The court reviews the Commissioner's final decision to determine whether it is: (1) based on proper legal standards; and (2) supported by substantial evidence in the record as a whole. See Tackett v. Apfel , 180 F.3d 1094, 1097 (9th Cir. 1999). "Substantial evidence" is more than a mere scintilla, but less than a preponderance. See Saelee v. Chater , 94 F.3d 520, 521 (9th Cir. 1996). It is "... such evidence as a reasonable mind might accept as adequate to support a conclusion." Richardson v. Perales , 402 U.S. 389, 402 (1971). The record as a whole, including both the evidence that supports and detracts from the Commissioner's conclusion, must be considered and weighed. See Howard v. Heckler , 782 F.2d 1484, 1487 (9th Cir. 1986); Jones v. Heckler , 760 F.2d 993, 995 (9th Cir. 1985). The court may not affirm the Commissioner's decision simply by isolating a specific quantum of supporting evidence. See Hammock v. Bowen , 879 F.2d 498, 501 (9th Cir. 1989). If substantial evidence supports the administrative findings, or if there is conflicting evidence supporting a particular finding, the finding of the Commissioner is conclusive. See Sprague v. Bowen , 812 F.2d 1226, 1229-30 (9th Cir. 1987). Therefore, where the evidence is susceptible to more than one rational interpretation, one of which supports the Commissioner's decision, the decision must be affirmed, see Thomas v. Barnhart , 278 F.3d 947, 954 (9th Cir. 2002), and may be set aside only if an improper legal standard was applied in weighing the evidence, see Burkhart v. Bowen , 856 F.2d 1335, 1338 (9th Cir. 1988).

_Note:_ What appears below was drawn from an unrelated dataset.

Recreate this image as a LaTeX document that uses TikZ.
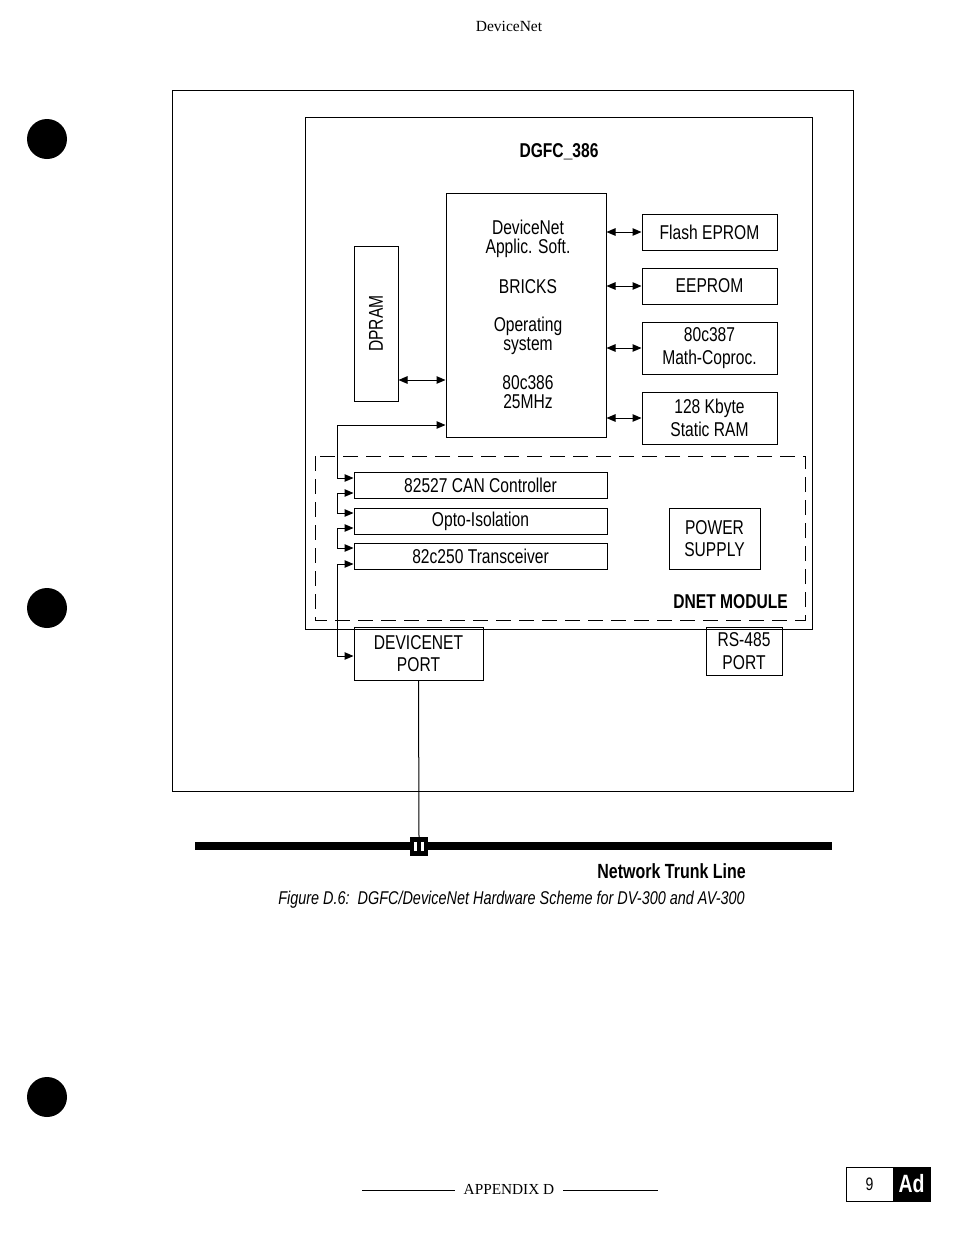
\documentclass[tikz,border=0pt]{standalone}
\usepackage{fontspec}
\setmainfont{Liberation Sans}[FakeStretch=0.78]
\newfontfamily\serif{Liberation Serif}
\usetikzlibrary{arrows.meta}
\begin{document}
\begin{tikzpicture}[x=1pt,y=-1pt,
  box/.style={draw, line width=1pt, inner sep=0pt, align=center, font=\fontsize{20}{22.5}\selectfont},
  txt/.style={inner sep=0pt, align=center, font=\fontsize{20}{19.5}\selectfont},
  bold/.style={inner sep=0pt, font=\fontsize{20}{22}\selectfont\bfseries},
  frame/.style={draw, line width=1pt},
  dashframe/.style={draw, line width=1pt, dash pattern=on 15pt off 8pt},
  link/.style={line width=1pt, {Triangle[length=9pt,width=7.5pt]}-{Triangle[length=9pt,width=7.5pt]}},
  plain/.style={line width=1pt}]
\useasboundingbox (0,0) rectangle (954,1240);
% header
\node[inner sep=0pt, font=\serif\fontsize{15.5}{17}\selectfont] (hdr) at (509,26) {DeviceNet};
% bullets
\fill (47,139) circle (20);
\fill (47,608) circle (20);
\fill (47,1097) circle (20);
% frames
\draw[frame] (172,90) rectangle (853,791);
\draw[frame] (305,117) rectangle (812,629);
\draw[dashframe] (315,456) rectangle (805,620);
\node[bold] (title) at (559,152) {DGFC\_386};
% cpu
\node[box, minimum width=160pt, minimum height=244pt] (cpu) at (526,315) {};
\node[txt] (t1) at (528,239) {DeviceNet\\Applic. Soft.};
\node[txt] (t2) at (528,287) {BRICKS};
\node[txt] (t3) at (528,336) {Operating\\system};
\node[txt] (t4) at (528,392) {80c386\\25MHz};
% memory boxes
\node[box, minimum width=135pt, minimum height=36pt] (flash) at (709.5,232) {Flash EPROM};
\node[box, minimum width=135pt, minimum height=36pt] (eeprom) at (709.5,286) {EEPROM};
\node[box, minimum width=135pt, minimum height=52pt] (copro) at (709.5,348) {80c387\\Math-Coproc.};
\node[box, minimum width=135pt, minimum height=52pt] (ram) at (709.5,418) {128 Kbyte\\Static RAM};
\node[box, minimum width=44pt, minimum height=155pt] (dpram) at (376,323.5) {};
\node[txt, rotate=90] (dpt) at (dpram.center) {DPRAM};
% module boxes
\node[box, minimum width=253pt, minimum height=26pt] (can) at (480.5,485) {82527 CAN Controller};
\node[box, minimum width=253pt, minimum height=26pt] (opto) at (480.5,521) {Opto-Isolation};
\node[box, minimum width=253pt, minimum height=26pt] (trans) at (480.5,556) {82c250 Transceiver};
\node[box, minimum width=91pt, minimum height=61pt] (power) at (714.5,538.5) {POWER\\SUPPLY};
\node[bold, anchor=east] (dnet) at (788,602) {DNET MODULE};
\node[box, minimum width=129pt, minimum height=53pt] (dnport) at (418.5,653.5) {DEVICENET\\PORT};
\node[box, minimum width=76pt, minimum height=48pt] (rsport) at (744,651) {RS-485\\PORT};
% links to memory
\draw[link] (cpu.east |- flash.west) -- (flash.west);
\draw[link] (cpu.east |- eeprom.west) -- (eeprom.west);
\draw[link] (cpu.east |- copro.west) -- (copro.west);
\draw[link] (cpu.east |- ram.west) -- (ram.west);
\coordinate (dpy) at (0,380);
\draw[link] (dpram.east |- dpy) -- (cpu.west |- dpy);
% left bus
\coordinate (bx) at (337,0);
\coordinate (y1) at (0,425);
\coordinate (y2) at (0,478);
\coordinate (y3) at (0,493);
\coordinate (y4) at (0,513);
\coordinate (y5) at (0,528);
\coordinate (y6) at (0,548);
\coordinate (y7) at (0,564);
\coordinate (y8) at (0,656);
\draw[link] (can.west |- y2) -| (bx |- y1) -- (cpu.west |- y1);
\draw[link] (can.west |- y3) -| (bx |- y4) -- (opto.west |- y4);
\draw[link] (opto.west |- y5) -| (bx |- y6) -- (trans.west |- y6);
\draw[link] (trans.west |- y7) -| (bx |- y8) -- (dnport.west |- y8);
% trunk line
\fill (195,842) rectangle (832,850);
\node[fill=black, minimum width=18pt, minimum height=19pt, inner sep=0pt] (tap) at (419,846.5) {};
\fill[white] (414,842) rectangle (417,851);
\fill[white] (421,842) rectangle (424,851);
\draw[plain] (dnport.south) -- (tap.north);
\node[inner sep=0pt, anchor=east, font=\fontsize{20.5}{22}\selectfont\bfseries] (ntl) at (746,871) {Network Trunk Line};
\node[inner sep=0pt, anchor=east, font=\fontsize{18.5}{20}\selectfont\itshape] (cap) at (745,900) {Figure D.6:\ \ DGFC/DeviceNet Hardware Scheme for DV-300 and AV-300};
% footer
\node[inner sep=0pt, font=\serif\fontsize{15.3}{17}\selectfont] (app) at (509,1189) {APPENDIX D};
\draw[line width=0.8pt] (362,1190) -- (455,1190);
\draw[line width=0.8pt] (563,1190) -- (658,1190);
\fill (893,1167) rectangle (930,1201);
\draw[line width=1pt] (846,1167) rectangle (930,1201);
\node[inner sep=0pt, font=\fontsize{18}{18}\selectfont] (pg) at (869.5,1184) {9};
\node[inner sep=0pt, text=white, font=\fontsize{25}{25}\selectfont\bfseries] (ad) at (911.5,1184) {Ad};
\end{tikzpicture}
\end{document}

In his motion for summary judgment, plaintiff argues: (1) the case must be remanded because the record of the vocational expert's testimony is missing; and (2) because this evidence is absent, the agency has not met its burden of proving that plaintiff can perform work which exists in significant numbers in the national economy.

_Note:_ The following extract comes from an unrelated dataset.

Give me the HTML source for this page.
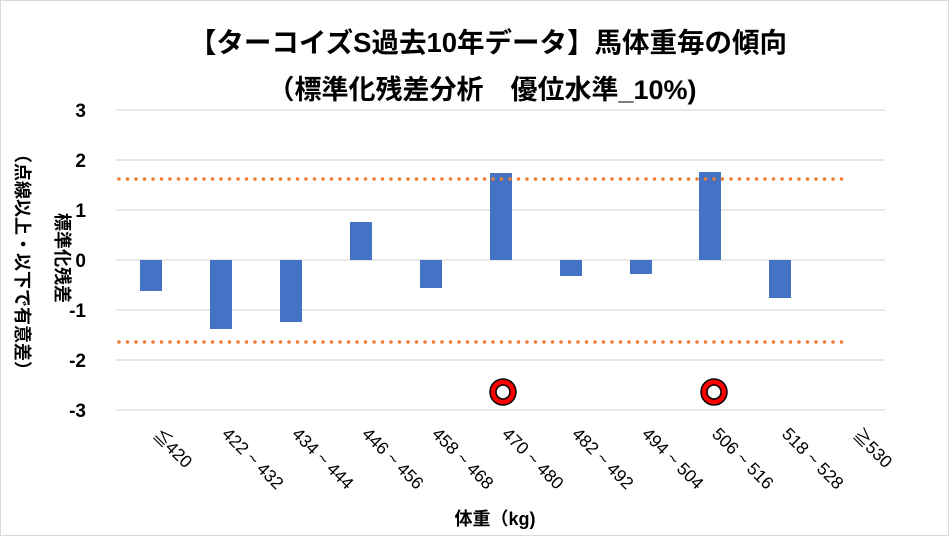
<!DOCTYPE html>
<html><head><meta charset="utf-8"><style>
body{margin:0;background:#fff}
svg{display:block;font-family:"Liberation Sans","Noto Sans CJK JP",sans-serif}
</style></head><body>
<svg width="949" height="536" viewBox="0 0 949 536">
<rect x="0.5" y="0.5" width="948" height="535" fill="#fff" stroke="#d9d9d9"/>
<text x="488" y="52" text-anchor="middle" font-size="27.5" font-weight="bold">【ターコイズS過去10年データ】馬体重毎の傾向</text>
<text x="482" y="99" text-anchor="middle" font-size="27" font-weight="bold">（標準化残差分析　優位水準_10%)</text>
<g stroke="#d9d9d9" stroke-width="1.3">
<line x1="116" x2="885" y1="110" y2="110"/><line x1="116" x2="885" y1="160" y2="160"/>
<line x1="116" x2="885" y1="210" y2="210"/><line x1="116" x2="885" y1="260" y2="260"/>
<line x1="116" x2="885" y1="310" y2="310"/><line x1="116" x2="885" y1="360" y2="360"/>
<line x1="116" x2="885" y1="410" y2="410"/>
</g>
<g font-size="19" font-weight="bold" text-anchor="end">
<text x="86" y="117">3</text><text x="86" y="167">2</text><text x="86" y="217">1</text>
<text x="86" y="267">0</text><text x="86" y="317">-1</text><text x="86" y="367">-2</text><text x="86" y="417">-3</text>
</g>
<g fill="#4472c4">
<rect x="140" y="260" width="22" height="31"/>
<rect x="210" y="260" width="22" height="69"/>
<rect x="280" y="260" width="22" height="62"/>
<rect x="350" y="222" width="22" height="38"/>
<rect x="420" y="260" width="22" height="28"/>
<rect x="490" y="173" width="22" height="87"/>
<rect x="560" y="260" width="22" height="16"/>
<rect x="630" y="260" width="22" height="14"/>
<rect x="699" y="172" width="22" height="88"/>
<rect x="769" y="260" width="22" height="38"/>
</g>
<g stroke="#ed7d31" stroke-width="3.5" stroke-linecap="round" stroke-dasharray="0 8.5">
<line x1="119" x2="845" y1="179" y2="179"/><line x1="119" x2="845" y1="342" y2="342"/>
</g>
<g fill="#fff" stroke="#000" stroke-width="1.5">
<circle cx="503" cy="392" r="13" fill="#ff0000"/><circle cx="503" cy="392" r="7"/>
<circle cx="714" cy="392" r="13" fill="#ff0000"/><circle cx="714" cy="392" r="7"/>
</g>
<g font-size="17.5">
<text transform="translate(152,436) rotate(45)">≦420</text>
<text transform="translate(221,435) rotate(45)">422 ~ 432</text>
<text transform="translate(291,435) rotate(45)">434 ~ 444</text>
<text transform="translate(361,435) rotate(45)">446 ~ 456</text>
<text transform="translate(431,435) rotate(45)">458 ~ 468</text>
<text transform="translate(501,435) rotate(45)">470 ~ 480</text>
<text transform="translate(571,435) rotate(45)">482 ~ 492</text>
<text transform="translate(641,435) rotate(45)">494 ~ 504</text>
<text transform="translate(711,435) rotate(45)">506 ~ 516</text>
<text transform="translate(781,435) rotate(45)">518 ~ 528</text>
<text transform="translate(852,436) rotate(45)">≧530</text>
</g>
<text x="495" y="525" text-anchor="middle" font-size="18" font-weight="bold">体重（kg)</text>
<g font-size="18" font-weight="bold" text-anchor="middle">
<text transform="translate(56,258) rotate(90)">標準化残差</text>
<text transform="translate(16,262) rotate(90)">（点線以上・以下で有意差）</text>
</g>
</svg>
</body></html>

Regarding the vocational expert's testimony, the ALJ stated:

...[T]he claimant's ability to perform all or substantially all of the requirements of...[the full range of light work]...has been impeded by additional limitations. To determine the extent to which these limitations erode the unskilled light occupational base, the Administrative Law Judge asked the vocational expert whether jobs exist in the national economy for an individual with the claimant's age, education, work experience, and residual functional capacity. The vocational expert testified that given all of these factors the individual would be able to perform the requirements of representative occupations such as cashier, mail clerk, and fast food worker. Nationwide, there are 110, 000 cashier positions, 10, 000 mail clerk positions, and 35, 000 fast food worker positions available respectively (Hearing Testimony, 9/21/2011). Pursuant to SSR 00-4p, the undersigned has determined that the vocational expert's testimony is consistent with the information in the Dictionary of Occupational Titles.
Based on the testimony of the vocational expert, the undersigned concludes that, considering the claimant's age, education, work experience, and residual functional capacity, the claimant is capable of making a successful adjustment to other work that exists in significant numbers in the national economy....

The hearing transcript begins on page 25 of the certified administrative record and continues through 56 of the record and appears to be complete. Examination of the vocational expert by the ALJ begins on page 49 of the record and continues through the end of the transcript and also appears to be complete. Specifically, all of the vocational testimony summarized by the ALJ in the hearing decision can be found in the certified administrative record in this case.

Because there is no missing testimony, plaintiff's second argument necessarily fails.


Based on the foregoing, the court concludes that the Commissioner's final decision is based on substantial evidence and proper legal analysis. Accordingly, IT IS HEREBY


1. Plaintiff's motion for summary judgment (Doc. 14) is denied;
2. Defendant's cross-motion for summary judgment (Doc. 15) is granted; and
3. The Clerk of the Court is directed to enter judgment and close this file.